And finally, along came Jacquil Taylor. A late bloomer in the class, the Boston-area big man became a top priority for Purdue.
This is Purdue's 2014 recruiting class. There's still room for more, but this is what the Boilermakers' future holds. Three promising players with unique backgrounds are set to begin in West Lafayette.
"I honestly believe that we have a chance to win a Big Ten championship," said Taylor, the 6-foot-9 forward who committed in September. "If we can win that, we have a chance to win the [NCAA] tournament."
Mathias was the first to join. His verbal pledge to Purdue came as a surprise, not too long after a May AAU tournament in Fort Wayne. During a two-hour drive home with his father, Dakota felt there was no need to wait any longer.
It all came down to the relationships—what he would later learn to be a common theme.
"This whole Purdue thing, it makes me feel at home," said Mathias, a 6-foot-4 guard who does a little bit of everything on the court.
"[Coach Painter] means everything. He's just like all the guys I've been around my whole life. He's like people I've grown around and he loves basketball. I just feel comfortable."
As Mathias was on the phone with Painter to give the commitment, Vince Edwards was playing in the championship game of that same Fort Wayne tournament. Upon learning the news, Edwards simply cracked a smile.
A few months later, there was Mathias alongside Edwards, both on an official visit in West Lafayette. The two had become close friends and knew what was coming.
Edwards went into his official visit knowing a commitment would be coming if the feeling was right. The closeness with Mathias and the Purdue players made the difference.
"Just connecting with the guys and seeing I can bring some things that they need, it sold it for me," said Edwards, the 6-foot-6 swingman from just outside Cincinnati.

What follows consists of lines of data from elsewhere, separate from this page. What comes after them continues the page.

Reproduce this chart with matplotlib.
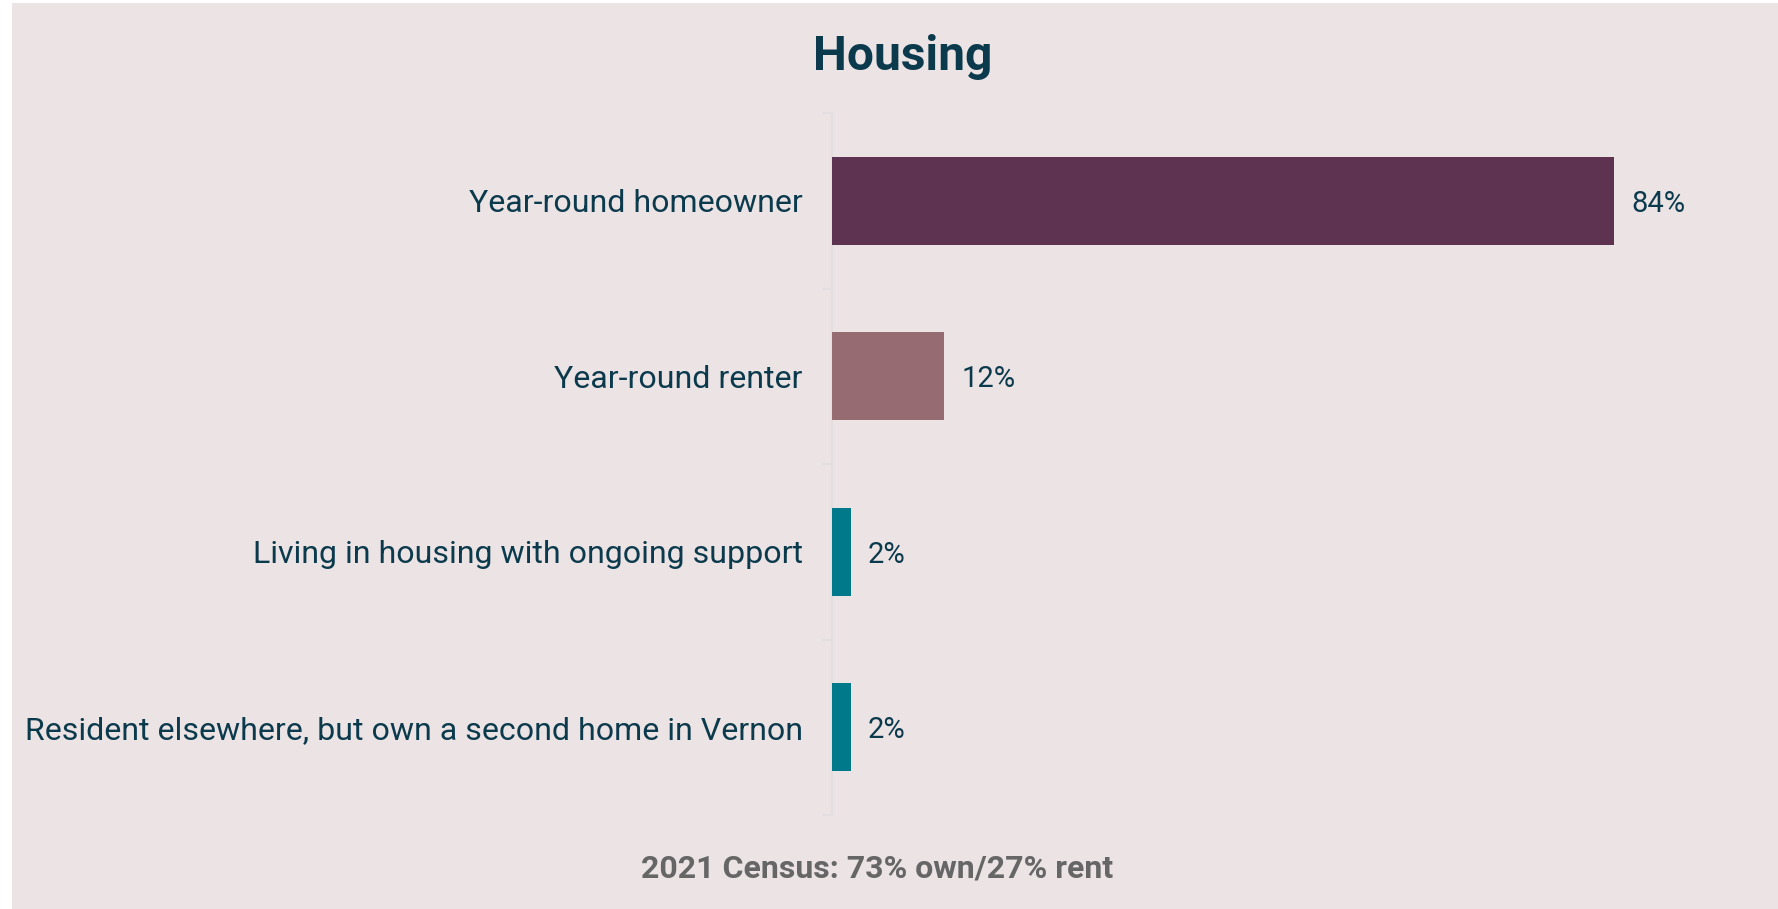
import matplotlib

matplotlib.use("Agg")
import matplotlib.pyplot as plt
from matplotlib.patches import Rectangle
import numpy as np

# --------- Data ---------
categories = [
    "Year-round homeowner",
    "Year-round renter",
    "Living in housing with ongoing support",
    "Resident elsewhere, but own a second home in Vernon",
]
shares = [84, 12, 2, 2]
bar_colors = ["#5E3352", "#966B71", "#007A8A", "#007A8A"]
title = "Housing"
footnote = "2021 Census: 73% own/27% rent"

BG = "#EBE3E4"
TEXT = "#0C3A4D"
SPINE = "#E3DEDF"

plt.rcParams["font.family"] = ["Roboto", "DejaVu Sans"]

W, H = 1778, 909
fig = plt.figure(figsize=(W / 100, H / 100), dpi=100)
fig.patch.set_facecolor("white")
# pink panel (small white margin at top and left in the original)
fig.patches.append(Rectangle((12 / W, 0), 1 - 12 / W, 1 - 3 / H,
                             transform=fig.transFigure, facecolor=BG,
                             edgecolor="none", zorder=-1))

ax = fig.add_axes([832 / W, 1 - 815 / H, (1740 - 832) / W, (815 - 113) / H])
ax.set_facecolor("none")
ax.set_zorder(2)

y = np.arange(len(categories))
ax.barh(y, shares, height=0.5, color=bar_colors, zorder=3)
ax.set_ylim(3.5, -0.5)
ax.set_xlim(0, 97.5)

for yi, v in zip(y, shares):
    ax.annotate(f"{v}%", (v, yi), xytext=(12.5, -2), textcoords="offset points",
                va="center", ha="left", fontsize=21, color=TEXT)

ax.set_yticks(y)
ax.set_yticklabels(categories, fontsize=23.1, color=TEXT)
ax.tick_params(axis="y", which="major", length=0, pad=21)
ax.set_yticks(np.arange(-0.5, len(categories)), minor=True)
ax.tick_params(axis="y", which="minor", length=7, width=1.5, color=SPINE)
ax.set_xticks([])

for side in ["top", "right", "bottom"]:
    ax.spines[side].set_visible(False)
ax.spines["left"].set_color(SPINE)
ax.spines["left"].set_linewidth(1.5)

fig.text(903 / W, 1 - 70 / H, title, ha="center", va="baseline",
         fontsize=34.5, fontweight="bold", color=TEXT)
fig.text(877 / W, 1 - 878 / H, footnote, ha="center", va="baseline",
         fontsize=23, fontweight="bold", color="#666666")

fig.savefig("out.png", dpi=100, facecolor=fig.get_facecolor())
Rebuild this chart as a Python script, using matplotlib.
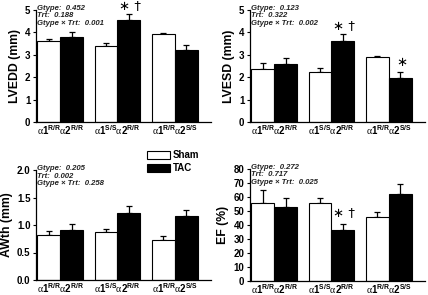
import matplotlib
matplotlib.use("Agg")
import matplotlib.pyplot as plt
import numpy as np
from matplotlib.patches import Patch

plt.rcParams['font.family'] = ['Liberation Sans', 'DejaVu Sans']
plt.rcParams['mathtext.fontset'] = 'custom'
plt.rcParams['mathtext.rm'] = 'Liberation Serif'
plt.rcParams['mathtext.bf'] = 'Liberation Sans:bold'
plt.rcParams['mathtext.it'] = 'Liberation Sans:bold:italic'

groups = [r'$\mathrm{\alpha}\mathbf{1^{R/R}}\mathrm{\alpha}\mathbf{2^{R/R}}$',
          r'$\mathrm{\alpha}\mathbf{1^{S/S}}\mathrm{\alpha}\mathbf{2^{R/R}}$',
          r'$\mathrm{\alpha}\mathbf{1^{R/R}}\mathrm{\alpha}\mathbf{2^{S/S}}$']

lvedd_sham = [3.60, 3.40, 3.95]
lvedd_sham_err = [0.10, 0.13, 0.03]
lvedd_tac = [3.80, 4.55, 3.22]
lvedd_tac_err = [0.20, 0.28, 0.22]

lvesd_sham = [2.35, 2.25, 2.88]
lvesd_sham_err = [0.30, 0.18, 0.08]
lvesd_tac = [2.60, 3.62, 1.95]
lvesd_tac_err = [0.25, 0.33, 0.27]

awth_sham = [0.82, 0.87, 0.72]
awth_sham_err = [0.07, 0.05, 0.08]
awth_tac = [0.91, 1.21, 1.17]
awth_tac_err = [0.11, 0.14, 0.10]

ef_sham = [56.0, 55.5, 45.5]
ef_sham_err = [9.0, 3.5, 3.5]
ef_tac = [53.0, 36.5, 62.5]
ef_tac_err = [6.0, 4.5, 6.5]

stats = {
    'LVEDD': ('0.452', '0.188', '0.001'),
    'LVESD': ('0.123', '0.322', '0.002'),
    'AWth': ('0.205', '0.002', '0.258'),
    'EF': ('0.272', '0.717', '0.025'),
}

W, H = 428, 295
fig = plt.figure(figsize=(W / 100, H / 100), dpi=100)

def make_ax(x0, x1, ytop, ybot):
    return fig.add_axes([x0 / W, 1 - ybot / H, (x1 - x0) / W, (ybot - ytop) / H])

panels = [
    dict(rect=(36, 211, 10, 122), sham=lvedd_sham, se=lvedd_sham_err, tac=lvedd_tac, te=lvedd_tac_err,
         ylim=(0, 5), ticks=np.arange(0, 6, 1), fmt='%d', ylabel='LVEDD (mm)', key='LVEDD',
         marks=[(1, 5.2, '∗ †')]),
    dict(rect=(250, 425, 10, 122), sham=lvesd_sham, se=lvesd_sham_err, tac=lvesd_tac, te=lvesd_tac_err,
         ylim=(0, 5), ticks=np.arange(0, 6, 1), fmt='%d', ylabel='LVESD (mm)', key='LVESD',
         marks=[(1, 4.3, '∗ †'), (2, 2.65, '∗')]),
    dict(rect=(36, 211, 170, 280), sham=awth_sham, se=awth_sham_err, tac=awth_tac, te=awth_tac_err,
         ylim=(0, 2), ticks=np.arange(0, 2.01, 0.5), fmt='%.1f', ylabel='AWth (mm)', key='AWth',
         marks=[]),
    dict(rect=(250, 425, 169, 281), sham=ef_sham, se=ef_sham_err, tac=ef_tac, te=ef_tac_err,
         ylim=(0, 80), ticks=np.arange(0, 81, 10), fmt='%d', ylabel='EF (%)', key='EF',
         marks=[(1, 49.0, '∗ †')]),
]

x = np.arange(3)
bw = 0.4
for p in panels:
    ax = make_ax(*p['rect'])
    ax.bar(x - bw / 2, p['sham'], bw, color='white', edgecolor='black', linewidth=0.8, zorder=2)
    ax.bar(x + bw / 2, p['tac'], bw, color='black', edgecolor='black', linewidth=0.8, zorder=2)
    ax.errorbar(x - bw / 2, p['sham'], yerr=[np.zeros(3), p['se']], fmt='none',
                ecolor='black', elinewidth=0.9, capsize=2, capthick=0.9, zorder=1)
    ax.errorbar(x + bw / 2, p['tac'], yerr=[np.zeros(3), p['te']], fmt='none',
                ecolor='black', elinewidth=0.9, capsize=2, capthick=0.9, zorder=1)
    ax.set_xlim(-0.42, 2.63)
    ax.set_ylim(*p['ylim'])
    ax.set_yticks(p['ticks'])
    ax.set_yticklabels([p['fmt'] % t for t in p['ticks']], fontsize=7, fontweight='bold')
    ax.set_xticks(x)
    ax.set_xticklabels(groups, fontsize=7)
    ax.tick_params(axis='x', length=0, pad=1)
    ax.tick_params(axis='y', length=2.5, width=0.8, pad=1.5)
    for s in ['top', 'right']:
        ax.spines[s].set_visible(False)
    for s in ['left', 'bottom']:
        ax.spines[s].set_linewidth(0.9)
    ax.set_ylabel(p['ylabel'], fontsize=8.8, fontweight='bold', labelpad=3)
    g, t, gt = stats[p['key']]
    ax.text(0.005, 1.045, 'Gtype:  ' + g + '\nTrt:  ' + t + '\nGtype × Trt:  ' + gt,
            transform=ax.transAxes, fontsize=5.6, fontweight='bold', fontstyle='italic',
            va='top', ha='left', linespacing=1.1, color='#222222')
    for gi, yv, s in p['marks']:
        ax.text(gi + bw / 2 + 0.02, yv, s, fontsize=9.5, fontweight='normal', ha='center', va='center',
                family=['DejaVu Sans'], clip_on=False)

handles = [Patch(facecolor='white', edgecolor='black', linewidth=0.8, label='Sham'),
           Patch(facecolor='black', edgecolor='black', linewidth=0.8, label='TAC')]
fs = 7
fig.legend(handles=handles, loc='upper left', bbox_to_anchor=(147 / W, 1 - 150 / H),
           frameon=False, prop={'weight': 'bold', 'size': fs},
           handlelength=2.35, handleheight=0.85, labelspacing=0.35, handletextpad=0.3,
           borderpad=0, borderaxespad=0)

fig.savefig('out.png', dpi=100)
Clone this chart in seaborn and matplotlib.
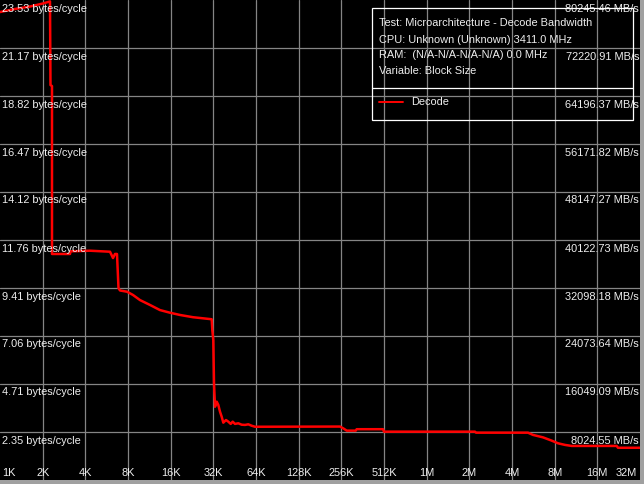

Along the sidelines of Ross-Ade Stadium, as the Purdue football team warmed up for its game with Notre Dame, there were Edwards and Mathias.
Edwards was raving about the experience on campus. Finally, Mathias said it: "Just do it now and get it over with." And that's how Painter got the news he had been long hoping to hear.
The decision for Edwards came down to Purdue and Michigan, a battle of conference rivals with head coaches whom he became close with. Picking between the two became a tough task. But the bond with Painter is what made the difference.
"The relationship was like I'm already there," said Edwards of his future head coach. "He was talking to me like I'm one of his players.
"It should be like that. He's been there since day one. He's been to every game, open gym, practice. Anytime he could how me I'm the number one priority, he was there. The relationship was working and I'm looking to build on that for my next four years of college."
Such a bond was different for Jacquil Taylor, the third addition to Purdue's class. On the mid-September Saturday which saw Edwards give his commitment, Taylor was just emerging as one of Purdue's top priority. A recruitment that brought much rhetoric throughout picked up full steam in the end.
There was Painter—better late than never—pushing Taylor to join the Boilermakers' class.
"I'm just grateful that he's giving me a chance," Taylor said. "Most schools that offered me, they backed away when I got hurt. He came into the picture like a steal. I'm just glad he's even giving me a chance to play in his program."
Like Edwards, Taylor came to his Purdue pledge while on an official visit. The forward spent a weekend with the program, meeting the players and coaches.
Taylor learned while on campus that this is a program could be destined for Big Ten championships. Two days after the visit, a commitment couldn't wait any longer. What he gathered from the current Boilermaker team remained fresh on his mind.
"It's just the way the process is running; how the coaches are, how the players are," Taylor said. "They all seem serious about where they want to go."
This is how the Boilermakers reached their three. When the November signing period comes around, this trio will ink their names to Purdue.
The road for each commit started at different points and brought through difficult decisions, but each led to West Lafayette.
"Where the program is going is fantastic," Edwards said. "You can't ask for a better program."